You have it backwards. This is not too stop fake photos, despite the awful headline. It’s to attempt to provide a chain of custody and attestation. “I trust tom only takes real photos, and I can see this thing came from Tom”
And if the credentials get published to a suitable public timestamped database you can also say “we know this photo existed in this form at this specific time.” One of the examples mentioned in the article is the situation where that hospital got blown up in Gaza and Israel posted video of Hamas launching rockets to try to prove that Hamas did it, and the lack of a reliable timestamp on the video made it somewhat useless. If the video had been taken with something that published certificates within minutes of making it that would have settled the question.
That doesn’t really work. If the private key is leaked, you’re left in a quandary of “Well who knew the private key at this timestamp?” and it becomes a guessing game.

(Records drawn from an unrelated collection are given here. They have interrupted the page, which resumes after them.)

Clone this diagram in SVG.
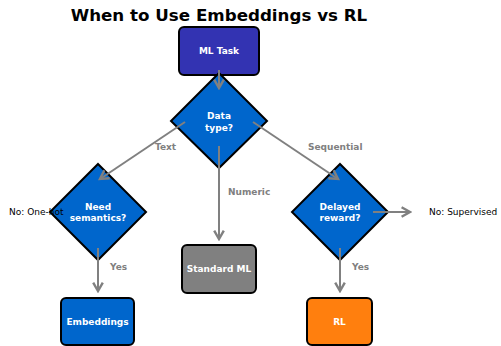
<svg xmlns="http://www.w3.org/2000/svg" width="501" height="346" viewBox="0 0 501 346">
<defs>
<marker id="ah" markerUnits="userSpaceOnUse" markerWidth="12" markerHeight="12" viewBox="-8 -5 10 10" refX="0" refY="0" orient="auto">
<path d="M-7,-4 L0,0 L-7,4" fill="none" stroke="#808080" stroke-width="2"/>
</marker>
<style>
.title{font-family:"DejaVu Sans",sans-serif;font-weight:bold;font-size:16.7px;fill:#000}
.nt{font-family:"DejaVu Sans",sans-serif;font-weight:bold;font-size:9px;fill:#fff;text-anchor:middle}
.el{font-family:"DejaVu Sans",sans-serif;font-weight:bold;font-size:9px;fill:#808080}
.bl{font-family:"DejaVu Sans",sans-serif;font-size:9px;fill:#000}
.box{stroke:#000;stroke-width:2}
.edge{stroke:#808080;stroke-width:2;fill:none;marker-end:url(#ah)}
</style>
</defs>
<rect width="501" height="346" fill="#fff"/>
<text class="title" x="219" y="21" text-anchor="middle">When to Use Embeddings vs RL</text>

<g id="n_mltask"><rect class="box" x="179" y="27" width="80" height="48" rx="5" fill="#3333b2"/><text class="nt" x="219" y="54">ML Task</text></g>
<g id="n_datatype"><polygon class="box" points="219,73 267,121 219,168 171,121" fill="#0066cc"/><text class="nt" x="219" y="119">Data</text><text class="nt" x="219" y="131">type?</text></g>
<g id="n_semantics"><polygon class="box" points="98,164 146,212 98,260 50,212" fill="#0066cc"/><text class="nt" x="98" y="210">Need</text><text class="nt" x="98" y="221">semantics?</text></g>
<g id="n_delayed"><polygon class="box" points="340,164 388,212 340,260 292,212" fill="#0066cc"/><text class="nt" x="340" y="210">Delayed</text><text class="nt" x="340" y="221">reward?</text></g>
<g id="n_standard"><rect class="box" x="182" y="245" width="74" height="48" rx="5" fill="#808080"/><text class="nt" x="219" y="272">Standard ML</text></g>
<g id="n_embeddings"><rect class="box" x="61" y="298" width="73" height="47" rx="5" fill="#0066cc"/><text class="nt" x="97.5" y="325">Embeddings</text></g>
<g id="n_rl"><rect class="box" x="307" y="298" width="65" height="47" rx="5" fill="#ff7f0e"/><text class="nt" x="339.5" y="325">RL</text></g>

<g id="edges">
<line class="edge" x1="219" y1="70" x2="219" y2="88"/>
<line class="edge" x1="185" y1="122" x2="100" y2="179"/>
<line class="edge" x1="253" y1="122" x2="338" y2="179"/>
<line class="edge" x1="219" y1="146" x2="219" y2="239"/>
<line class="edge" x1="98" y1="248" x2="98" y2="291"/>
<line class="edge" x1="340" y1="248" x2="340" y2="291"/>
<line class="edge" x1="373" y1="212" x2="410" y2="212"/>
<text class="el" x="155" y="150">Text</text>
<text class="el" x="308" y="150">Sequential</text>
<text class="el" x="228" y="195">Numeric</text>
<text class="el" x="110" y="270">Yes</text>
<text class="el" x="352" y="270">Yes</text>
</g>
<text class="bl" x="9" y="215">No: One-hot</text>
<text class="bl" x="429" y="215">No: Supervised</text>
</svg>
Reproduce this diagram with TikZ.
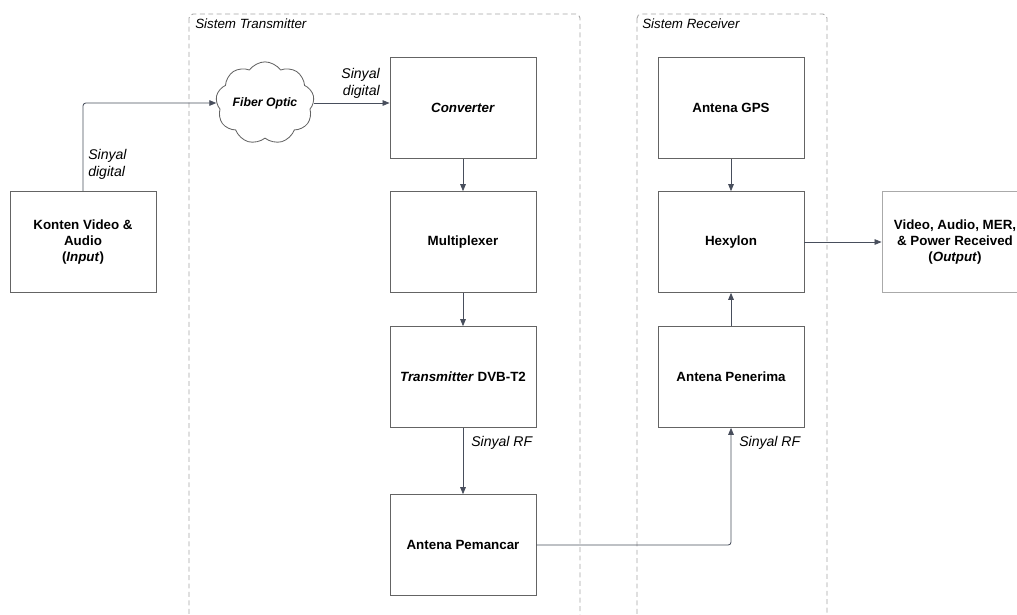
\documentclass[tikz,border=0pt]{standalone}
\usepackage{fontspec}
\setmainfont{Liberation Sans}
\usepackage{tikz}
\usetikzlibrary{shapes.symbols, arrows.meta}
\definecolor{LnSlate}{RGB}{72,78,92}
\definecolor{BoxGray}{RGB}{100,100,100}
\definecolor{OutGray}{RGB}{170,170,170}
\definecolor{DashGray}{RGB}{165,165,165}

\begin{document}
\begin{tikzpicture}[x=0.025cm, y=-0.025cm,
    blok/.style={rectangle, draw=BoxGray, line width=0.6pt, minimum width=3.65cm,
                 minimum height=2.52cm, align=center,
                 font=\fontsize{9.5}{11.4}\selectfont\bfseries},
    ket/.style={font=\fontsize{10}{12}\selectfont\itshape, inner sep=0pt, align=left},
    arr/.style={-{Triangle[length=5pt, width=4pt]}, draw=LnSlate, line width=0.6pt,
                rounded corners=2pt},
    grup/.style={draw=DashGray, dash pattern=on 3.5pt off 2.5pt, line width=0.6pt,
                 rounded corners=3pt}
  ]
  \clip (0,0) rectangle (1017,614);

  % kotak sistem
  \draw[grup] (189,14) rectangle (580,640);
  \draw[grup] (637,14) rectangle (827,640);
  \node[ket, font=\fontsize{9.5}{11}\selectfont\itshape, anchor=west]
        (lbltx) at (195,24) {Sistem Transmitter};
  \node[ket, font=\fontsize{9.5}{11}\selectfont\itshape, anchor=west]
        (lblrx) at (642,24) {Sistem Receiver};

  % blok
  \node[blok] (inp)  at (83,242)  {Konten Video \&\\Audio\\(\textit{Input})};
  \node[cloud, cloud puffs=9, cloud puff arc=110, aspect=1.3, draw=BoxGray,
        line width=0.6pt, minimum width=1.85cm, minimum height=1.45cm, inner sep=0pt,
        font=\fontsize{8.7}{10}\selectfont\bfseries\itshape]
        (fo) at (265,103) {Fiber Optic};
  \node[blok] (conv) at (463,108) {\textit{Converter}};
  \node[blok] (mux)  at (463,242) {Multiplexer};
  \node[blok] (tx)   at (463,377) {\textit{Transmitter} DVB-T2};
  \node[blok] (ant)  at (463,545) {Antena Pemancar};
  \node[blok] (gps)  at (731,108) {Antena GPS};
  \node[blok] (hex)  at (731,242) {Hexylon};
  \node[blok] (rx)   at (731,377) {Antena Penerima};
  \node[blok, draw=OutGray] (out) at (955,242)
        {Video, Audio, MER,\\\& Power Received\\(\textit{Output})};

  % panah
  \draw[arr] (inp.north) |- (fo.west);
  \draw[arr] (fo.east) -- (fo.east -| conv.west);
  \foreach \a/\b in {conv/mux, mux/tx, tx/ant, gps/hex, rx/hex, hex/out} {
    \draw[arr] (\a) -- (\b);
  }
  \draw[arr] (ant.east) -| (rx.south);

  % label sinyal
  \node[ket, anchor=west] (s1) at (88,164) {Sinyal\\digital};
  \node[ket, anchor=east, align=right] (s2) at (380,83) {Sinyal\\digital};
  \node[ket, anchor=west] (s3) at (471,443) {Sinyal RF};
  \node[ket, anchor=west] (s4) at (739,443) {Sinyal RF};
\end{tikzpicture}
\end{document}
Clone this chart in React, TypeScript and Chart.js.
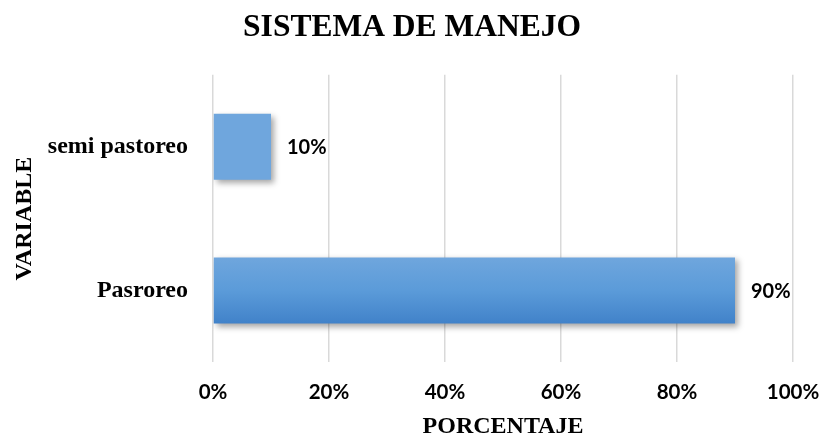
import React, { useEffect, useRef } from "react";
import { Chart, registerables } from "chart.js";

Chart.register(...registerables);

const categories = ["semi pastoreo", "Pasroreo"];
const values = [10, 90];
const xTicks = [0, 20, 40, 60, 80, 100];
const titleText = "SISTEMA DE MANEJO";
const xTitle = "PORCENTAJE";
const yTitle = "VARIABLE";

const SERIF = "'Liberation Serif', 'Times New Roman', serif";
const SANS = "Lato, 'Open Sans', sans-serif";

const barStyle = {
  id: "barStyle",
  beforeDatasetsDraw(chart: any) {
    const ctx = chart.ctx;
    const meta = chart.getDatasetMeta(0);
    meta.data.forEach((el: any) => {
      const top = el.y - el.height / 2;
      const bottom = el.y + el.height / 2;
      const g = ctx.createLinearGradient(0, top, 0, bottom);
      g.addColorStop(0, "#6fa6dd");
      g.addColorStop(0.5, "#5b9bd9");
      g.addColorStop(1, "#4182c9");
      el.options.backgroundColor = g;
    });
    ctx.save();
    ctx.shadowColor = "rgba(0,0,0,0.35)";
    ctx.shadowBlur = 6;
    ctx.shadowOffsetX = 3;
    ctx.shadowOffsetY = 3;
  },
  afterDatasetsDraw(chart: any) {
    const ctx = chart.ctx;
    ctx.restore();
    const meta = chart.getDatasetMeta(0);
    ctx.save();
    ctx.font = `bold 20px ${SANS}`;
    ctx.fillStyle = "#000";
    ctx.textAlign = "left";
    ctx.textBaseline = "middle";
    meta.data.forEach((el: any, i: number) => {
      ctx.fillText(values[i] + "%", el.x + 16, el.y + 1);
    });
    ctx.restore();
  },
};

export default function App() {
  const ref = useRef<HTMLCanvasElement>(null);
  useEffect(() => {
    document.body.style.margin = "0";
    const chart = new Chart(ref.current!, {
      type: "bar",
      data: {
        labels: categories,
        datasets: [
          {
            data: values,
            backgroundColor: "#5b9bd9",
            barPercentage: 0.46,
            categoryPercentage: 1,
          },
        ],
      },
      options: {
        indexAxis: "y",
        animation: false,
        responsive: false,
        layout: { padding: { top: 4, right: 12, left: 13, bottom: 0 } },
        plugins: {
          legend: { display: false },
          tooltip: { enabled: false },
          title: {
            display: true,
            text: titleText,
            color: "#000",
            font: { family: SERIF, size: 31.5, weight: "bold" },
            padding: { top: 5, bottom: 28 },
          },
        },
        scales: {
          x: {
            min: 0,
            max: 100,
            afterBuildTicks(axis: any) {
              axis.ticks = xTicks.map((v) => ({ value: v }));
            },
            afterFit(scale: any) {
              scale.paddingRight = 30;
            },
            ticks: {
              callback: (v: any) => v + "%",
              color: "#000",
              font: { family: SANS, size: 20.5, weight: "bold", lineHeight: 1.2 },
              padding: 0,
              maxRotation: 0,
            },
            grid: {
              color: "#d9d9d9",
              lineWidth: 1.5,
              drawTicks: true,
              tickLength: 18,
              tickColor: "rgba(0,0,0,0)",
            },
            border: { display: false },
            title: {
              display: true,
              text: xTitle,
              color: "#000",
              font: { family: SERIF, size: 24, weight: "bold", lineHeight: 1 },
              padding: { top: 10, bottom: 0 },
            },
          },
          y: {
            afterFit(scale: any) {
              scale.width = 200;
            },
            ticks: {
              color: "#000",
              font: { family: SERIF, size: 24, weight: "bold" },
              padding: 25,
            },
            grid: { display: false, drawTicks: false },
            border: { display: false },
            title: {
              display: true,
              text: yTitle,
              color: "#000",
              font: { family: SERIF, size: 24, weight: "bold", lineHeight: 1 },
              padding: { top: 0, bottom: 12 },
            },
          },
        },
      },
      plugins: [barStyle],
    });
    return () => chart.destroy();
  }, []);
  return (
    <canvas
      ref={ref}
      width={823}
      height={439}
      style={{ display: "block", width: 823, height: 439 }}
    />
  );
}
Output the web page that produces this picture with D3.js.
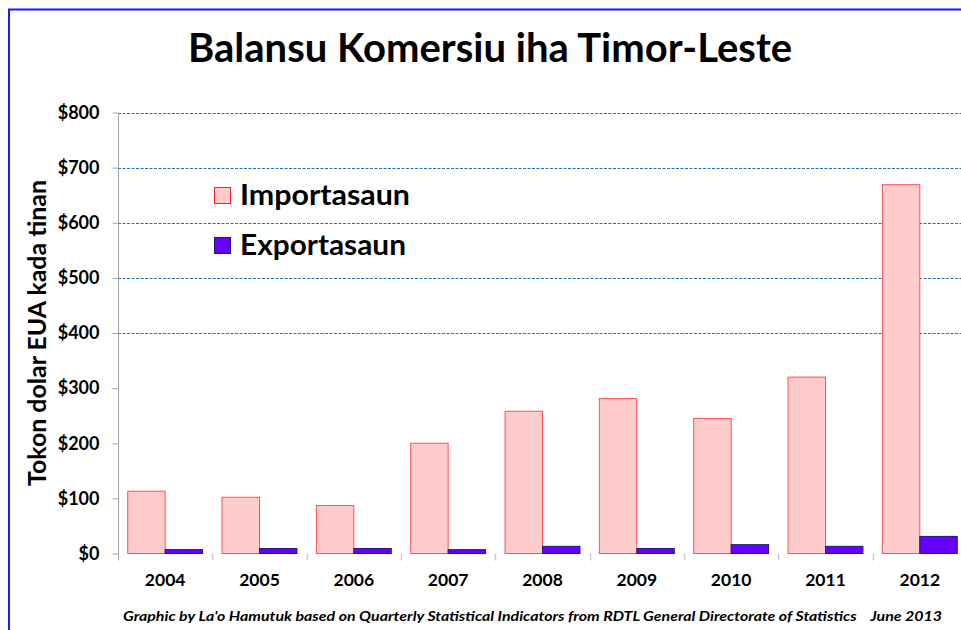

Especially in the scenario you posit. Nation-state actors with deep pockets in the middle of a war will find ways to bend hardware to their will. Blindly trusting a record just because it’s timestamped is foolish.
If all that you’re interested in is the timestamp then you don’t even really need to have a signature at all - just the hash of the image is sufficient to prove when it was taken. The signature is only important if you care about trying to establish who took the picture, which in the case of this hospital explosion is not as important.
And Tom’s camera gets hacked by an evil maid and then where are you? Exactly. This is snake oil.
Unless the evil maid is also capable of time travel there’s no way for them to mess with the timestamps of things once they’ve been published. She could take some pictures with the camera but not tamper with ones that have already been taken.
The evil maid could take a copy of a legitimate image, modify it, publish it, and say that the original image was faked. If there’s a public timestamp of the original image, just say “Oh, hackers published it before I could, but this one is definitely the original”. The map is not the territory, and the blockchain is not what actually happened.
Digital signatures and public signatures via blockchain solve nothing here.